The New Economics of E-Commerce Scale
I’ve been getting up to speed on the latest in e-commerce as I help a friend with his new company. The game has changed a lot since I was actively in the space. Two big things have jumped out at me so far.
First, AI is drastically changing e-commerce. Each person can do more, and AI can handle some tasks, so fewer people are needed to run an e-commerce company. I’ve heard that some large, branded e-commerce companies are running with only 8% of their revenue going toward SG&A expenses. That’s extremely low. AI is also changing marketing.
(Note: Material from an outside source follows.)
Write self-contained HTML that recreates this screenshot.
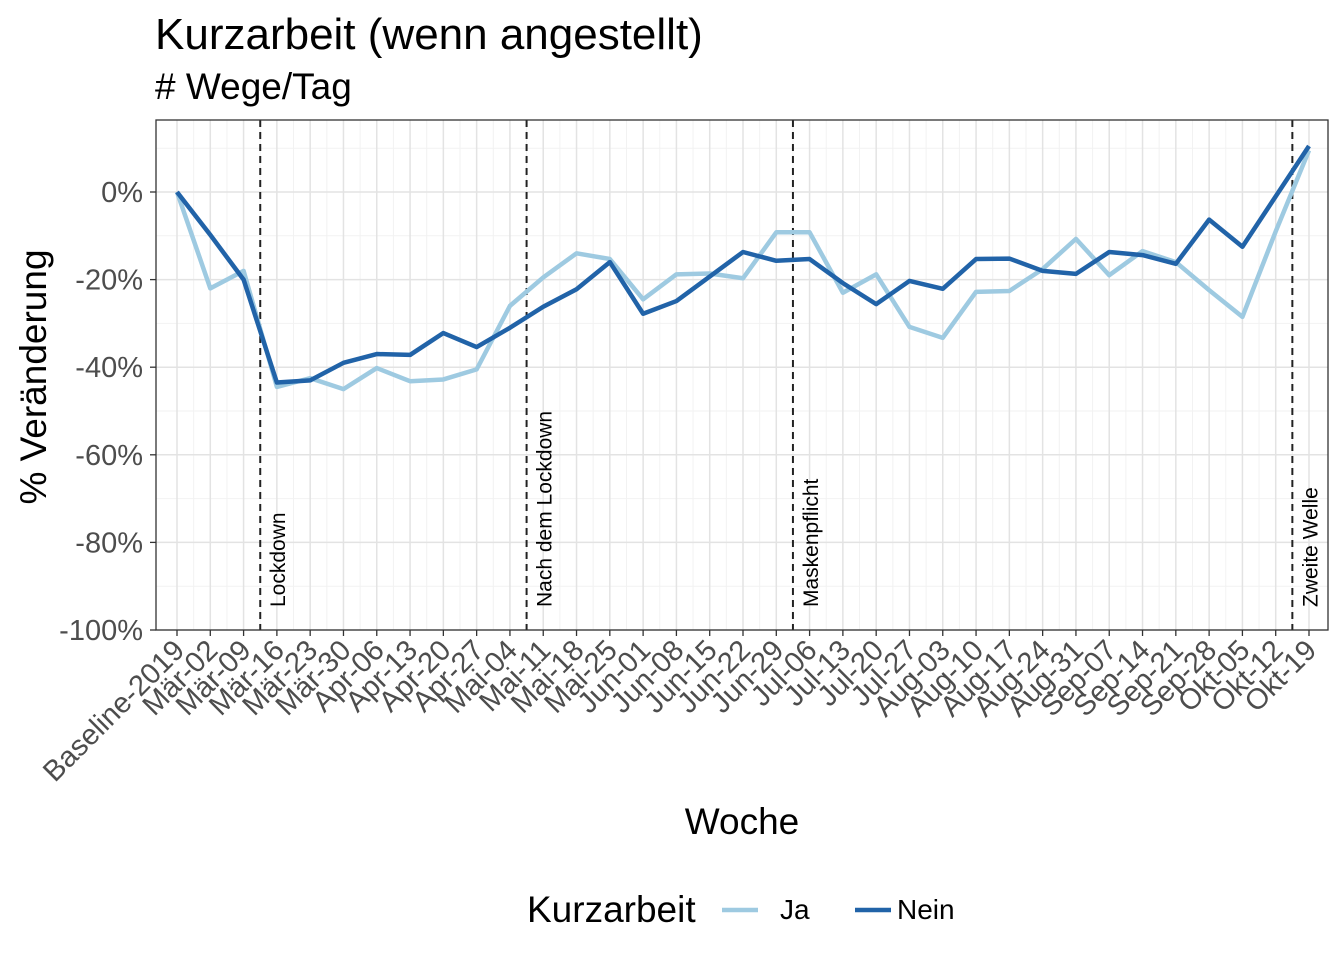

Companies can produce ad creative faster, creating and testing more ads in less time without having to substantially increase overhead.
Next, a ton of branded e-commerce companies are doing over $100 million in annual revenue. Companies’ ability to drive awareness and sales has drastically changed with platforms like TikTok Shops. And it’s easier for companies to scale functions such as importing, warehousing, and fulfillment on a dime through platforms like Flexport, FBA, and FBT. The result of all this is rapid scale for some companies. When I was first starting in e‑commerce, it would take well over a decade to reach $100 million in revenue. That’s if it ever happened; it was rare, with only a handful of brands achieving it after a decade or two of grinding. Now companies can hit those numbers in two or three years!
Overall, I’m learning that the world of e-commerce is transformed. The new class of e‑commerce companies is doing more with less and going further faster.